También pasaron por ese centro clandestino la presidenta de la Asociación de Psicólogos de Buenos Aires, Beatriz Perosio; los escritores Haroldo Conti y Héctor Oesterheld, y el director del cine Raymundo Gleyser.
Al Francés, que circulaba por El Vesubio embadurnado con colonia Old Spice, se lo recuerda por alternar las tareas aberrantes con su pasión por la música clásica. Su preferido era Brahms. Y, en los allanamientos, solía ordenar a la patota: “Afanen discos y casetes.” En una ocasión, le tiró un casete en la cara a Cendón, al grito de: “¡Este ya lo trajiste tres veces!” En alguna ocasión, amenizó sesiones de tortura con la melodía de sus compositores favoritos.
Su estilo como jefe de El Vesubio fue destacado por muchos sobrevivientes, dado que su presencia era constante en los secuestros y en las sesiones de torturas.

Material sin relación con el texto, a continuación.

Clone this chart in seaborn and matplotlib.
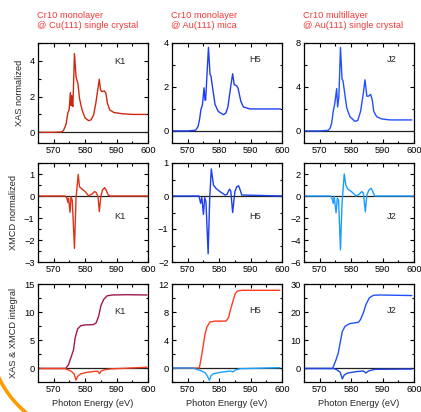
import numpy as np
import pandas as pd
import matplotlib
matplotlib.use("Agg")
import matplotlib.pyplot as plt
import seaborn as sns
from matplotlib.patches import Arc
from matplotlib.ticker import MultipleLocator

# ---------------- data ----------------
titles = ["Cr10 monolayer\n@ Cu(111) single crystal",
          "Cr10 monolayer\n@ Au(111) mica",
          "Cr10 multillayer\n@ Au(111) single crystal"]
sample_labels = ["K1", "H5", "J2"]
row_labels = ["XAS normalized", "XMCD normalized", "XAS & XMCD integral"]

# K1 XAS
k1_xas_x = [565, 570, 572.5, 573.1, 573.9, 574.5, 574.9, 575.3, 575.5, 575.7, 575.9, 576.1, 576.6, 577.1,
            577.5, 577.7, 578.2, 579.0, 580.0, 581.1, 581.9, 582.7, 583.4, 584.0, 584.5, 584.9, 585.3,
            586.1, 586.6, 587.1, 587.8, 589.1, 591.7, 595, 599.5]
k1_xas_y = [0, 0, 0.02, 0.1, 0.43, 1.08, 1.26, 2.22, 1.5, 2.05, 1.6, 1.45, 4.41, 3.11,
            2.83, 2.75, 1.9, 1.26, 0.8, 0.65, 0.7, 0.98, 1.63, 2.37, 2.97, 2.37, 2.28,
            2.32, 2.19, 1.63, 1.26, 1.11, 1.04, 1.0, 1.0]
# H5 XAS
h5_xas_x = [565, 570, 572.5, 573.3, 573.8, 574.2, 574.7, 575.2, 575.5, 575.7, 576.6, 577.1, 577.4,
            578.0, 578.7, 579.7, 581.3, 582.1, 582.8, 583.7, 584.3, 584.8, 585.5, 586.0, 586.9,
            587.7, 589.8, 595, 599.5]
h5_xas_y = [0, 0, 0.03, 0.2, 0.55, 0.97, 1.2, 1.96, 1.4, 1.4, 3.8, 2.57, 2.5,
            1.88, 1.2, 0.89, 0.74, 0.8, 1.1, 2.04, 2.6, 2.1, 2.06, 1.95, 1.35,
            1.09, 1.0, 1.0, 1.0]
# J2 XAS
j2_xas_x = [565, 570, 572.7, 573.3, 573.8, 574.3, 574.8, 575.4, 575.7, 576.1, 576.6, 577.1, 577.4,
            578.0, 578.6, 579.6, 581.2, 582.1, 583.0, 583.9, 584.4, 585.0, 585.5, 586.2, 586.7,
            587.2, 588.1, 589.7, 592.3, 599.3]
j2_xas_y = [0, 0, 0.05, 0.25, 0.69, 1.77, 2.5, 3.85, 2.18, 3.1, 7.6, 4.72, 4.57,
            3.33, 2.09, 1.3, 0.87, 0.95, 1.78, 3.48, 4.65, 3.16, 3.16, 3.32, 2.85,
            1.77, 1.3, 1.09, 1.0, 1.0]

# K1 XMCD
k1_xmcd_x = [565, 573.6, 574.2, 574.5, 574.7, 575.2, 575.5, 575.9, 576.6, 577.1, 577.8, 578.2, 579.0,
             580.0, 581.1, 582.1, 583.0, 583.5, 584.1, 584.5, 585.0, 585.5, 586.2, 586.7, 587.3, 588.0, 600]
k1_xmcd_y = [0, 0, -0.1, -0.29, -0.1, -0.74, -0.03, -0.2, -2.38, -0.1, 0.98, 0.42, 0.32,
             0.2, 0.01, 0.08, 0.2, 0.16, -0.03, -0.71, -0.03, 0.27, 0.38, 0.27, 0.05, 0, 0]
# H5 XMCD
h5_xmcd_x = [565, 573.6, 574.1, 574.5, 575.0, 575.4, 575.8, 576.5, 577.0, 577.5, 578.2, 579.0, 580.3,
             581.9, 582.5, 583.3, 583.7, 584.3, 585.0, 585.6, 586.2, 586.7, 587.2, 600]
h5_xmcd_y = [0, 0, -0.22, -0.05, -0.56, -0.05, -0.17, -1.75, -0.07, 0.82, 0.33, 0.23, 0.13,
             0.03, 0.05, 0.21, 0.15, -0.5, 0.13, 0.28, 0.31, 0.18, 0.03, 0]
# J2 XMCD
j2_xmcd_x = [565, 573.5, 573.9, 574.3, 574.6, 575.2, 575.6, 576.0, 576.6, 577.1, 577.8, 578.3, 579.0,
             580.1, 581.6, 582.6, 583.4, 583.9, 584.5, 585.0, 585.7, 586.4, 586.9, 587.5, 600]
j2_xmcd_y = [0, 0, -0.2, -0.67, -0.06, -1.53, -0.2, -0.37, -4.9, -0.67, 2.0, 1.0, 0.6,
             0.4, 0, 0.18, 0.4, 0.25, -1.44, 0.1, 0.55, 0.7, 0.4, 0, 0]

# K1 integrals
k1_ixas_x = [565, 573.8, 574.7, 575.5, 576.3, 576.8, 577.6, 578.6, 580.0, 582.7, 583.5, 584.3, 585.0,
             585.9, 587.0, 588.6, 593.2, 599.7]
k1_ixas_y = [0, 0, 0.66, 1.97, 3.3, 5.4, 7.0, 7.6, 7.73, 7.8, 8.1, 9.3, 11.1,
             12.27, 12.9, 13.05, 13.1, 13.05]
k1_ixmcd_x = [565, 573.5, 574.6, 575.6, 576.5, 577.1, 577.6, 578.6, 580.5, 583.2, 584.0, 584.6, 585.0,
              585.9, 588.0, 599.7]
k1_ixmcd_y = [0, 0, -0.24, -0.5, -1.0, -2.07, -1.4, -0.95, -0.7, -0.5, -0.5, -0.89, -0.5,
              -0.26, -0.08, 0.22]
# H5 integrals
h5_ixas_x = [565, 573.7, 574.5, 575.0, 575.5, 576.1, 577.1, 578.7, 582.2, 583.0, 583.5, 584.4, 585.1,
             585.8, 587.3, 599.3]
h5_ixas_y = [0, 0, 1.96, 3.4, 4.8, 5.86, 6.57, 6.7, 6.7, 7.2, 8.14, 9.57, 10.6,
             11.0, 11.1, 11.1]
h5_ixmcd_x = [565, 571.8, 572.8, 573.9, 575.5, 576.2, 576.9, 577.4, 578.3, 580.4, 583.6, 584.4, 585.1,
              586.7, 599.3]
h5_ixmcd_y = [0, 0, -0.2, -0.33, -0.67, -1.1, -1.76, -1.1, -0.8, -0.62, -0.43, -0.57, -0.29,
              -0.1, 0.05]
# J2 integrals
j2_ixas_x = [565, 574.1, 575.2, 575.9, 576.5, 577.2, 578.1, 579.6, 582.3, 583.0, 583.9, 584.7, 585.8,
             587.1, 589.2, 599.3]
j2_ixas_y = [0, 0, 3.1, 5.5, 9.1, 13.2, 15.0, 15.96, 16.4, 17.4, 19.8, 22.7, 25.1,
             26.0, 26.1, 25.9]
j2_ixmcd_x = [565, 574.5, 575.4, 576.5, 577.2, 577.8, 578.9, 581.8, 583.9, 584.7, 585.5, 587.6, 599.3]
j2_ixmcd_y = [0, 0, -0.46, -1.3, -3.7, -2.3, -1.6, -1.1, -0.9, -1.6, -0.9, -0.3, -0.2]

x_ticks = [570, 580, 590, 600]

# ---------------- styling ----------------
sns.set_style("ticks")
plt.rcParams['font.family'] = ['Liberation Sans', 'DejaVu Sans']
plt.rcParams['font.size'] = 6.7

fig = plt.figure(figsize=(4.21, 4.12), dpi=100)
W, H = 421.0, 412.0

col_left = [38, 172, 304]
col_w = 110
row_top = [43, 163, 284]
row_bot = [143, 262, 382]

ylims = [[(-0.6, 5.0), (-0.55, 4.0), (-1.1, 8.0)],
         [(-3.0, 1.5), (-2.0, 1.0), (-6.0, 3.0)],
         [(-2.4, 15.0), (-2.0, 12.0), (-4.8, 30.0)]]
yticks = [[[0, 2, 4], [0, 2, 4], [0, 4, 8]],
          [[-3, -2, -1, 0, 1], [-2, -1, 0, 1], [-6, -4, -2, 0, 2]],
          [[0, 5, 10, 15], [0, 4, 8, 12], [0, 10, 20, 30]]]
yminor = [[1, 1, 2], [0.5, 0.5, 1], [2.5, 2, 5]]

curves = [
    [[(k1_xas_x, k1_xas_y, "#cc2a10")],
     [(h5_xas_x, h5_xas_y, "#1f3df5")],
     [(j2_xas_x, j2_xas_y, "#2050ff")]],
    [[(k1_xmcd_x, k1_xmcd_y, "#dd3318")],
     [(h5_xmcd_x, h5_xmcd_y, "#1a3ef0")],
     [(j2_xmcd_x, j2_xmcd_y, "#1a9cff")]],
    [[(k1_ixas_x, k1_ixas_y, "#a0184e"), (k1_ixmcd_x, k1_ixmcd_y, "#f0401e")],
     [(h5_ixas_x, h5_ixas_y, "#ff3a1e"), (h5_ixmcd_x, h5_ixmcd_y, "#1aa0ff")],
     [(j2_ixas_x, j2_ixas_y, "#2050ff"), (j2_ixmcd_x, j2_ixmcd_y, "#2246e0")]],
]
label_pos = [[(0.745, 0.81), (0.755, 0.83), (0.80, 0.83)],
             [(0.745, 0.46), (0.755, 0.46), (0.80, 0.46)],
             [(0.745, 0.72), (0.755, 0.73), (0.80, 0.73)]]

for r in range(3):
    for c in range(3):
        ax = fig.add_axes([col_left[c] / W, (H - row_bot[r]) / H,
                           col_w / W, (row_bot[r] - row_top[r]) / H])
        ax.axhline(0, color="#222222", lw=0.9, zorder=1)
        for (xs, ys, col) in curves[r][c]:
            df = pd.DataFrame({"E": xs, "v": ys})
            sns.lineplot(data=df, x="E", y="v", ax=ax, color=col, lw=1.0,
                         estimator=None, sort=False, zorder=2)
        ax.set_xlim(565, 600)
        ax.set_ylim(*ylims[r][c])
        ax.set_xticks(x_ticks)
        ax.xaxis.set_minor_locator(MultipleLocator(5))
        ax.set_yticks(yticks[r][c])
        ax.yaxis.set_minor_locator(MultipleLocator(yminor[r][c]))
        ax.set_yticklabels([("\u2212%d" % -t) if t < 0 else str(t) for t in yticks[r][c]])
        ax.tick_params(which="both", direction="in", top=True, right=True,
                       labelsize=6.7, width=0.8, pad=2.5, colors="black")
        ax.tick_params(which="major", length=3.0)
        ax.tick_params(which="minor", length=1.8)
        for sp in ax.spines.values():
            sp.set_linewidth(0.9)
            sp.set_color("black")
        ax.set_xlabel("")
        ax.set_ylabel("")
        if c == 0:
            ax.set_ylabel(row_labels[r], fontsize=6.7, labelpad=4)
        if r == 2:
            ax.set_xlabel("Photon Energy (eV)", fontsize=6.7, labelpad=3)
        lx, ly = label_pos[r][c]
        ax.text(lx, ly, sample_labels[c], transform=ax.transAxes,
                ha="center", va="center", fontsize=6.7)
        if r == 0:
            ax.text(-0.005, 1.13, titles[c], transform=ax.transAxes, ha="left",
                    va="bottom", color="#f03a3a", fontsize=6.7, linespacing=1.2)

# decorative orange arc in the lower-left corner
arc = Arc((91.3 / W, 78.3 / H), 2 * 102.4 / W, 2 * 102.4 / H,
          theta1=190, theta2=250, transform=fig.transFigure,
          color="#ff9a00", lw=2.6)
fig.add_artist(arc)

fig.savefig("out.png", dpi=100)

También era quien decidía a quién someter a tormentos, o en qué sitio un detenido iba a ser alojado, dentro de las tres casas del centro de detención.
Ya a mediados de la década del ’80 alcanzó grado de teniente coronel, sin dejar de actuar como oficial de Inteligencia. Luego, tal vez en virtud de un sexto sentido envidiable, se hizo humo. Y sin que su nombre verdadero salga a la luz. En los testimonios sobre su actuación en El Vesubio siempre se lo nombraba por su apodo.
Recién en agosto de 2010, el juez federal Daniel Rafecas logró identificar al temible mandamás de aquella sucursal del infierno. Según se explicó entonces, uno de los elementos que guió la pesquisa del magistrado fue que en los centros clandestinos del llamado “circuito Camps” había un oficial del Ejército con ese alias y que respondía a las mismas características.
En aquel momento, de hecho, el represor ya estaba tras las rejas. Había sido detenido en febrero de 2010 por orden del juez federal Manuel Blanco, junto con algunos colegas de La Cacha, que dependía del Destacamento de Inteligencia 101, de La Plata. Ahora, en el banquillo de los acusados, a veces cabecea; otras, dormita. Ya nada queda de aquel oficial que manejaba la picana atildado como un dandy. No obstante, en su estampa envejecida, la ferocidad sigue brillando en su mirada.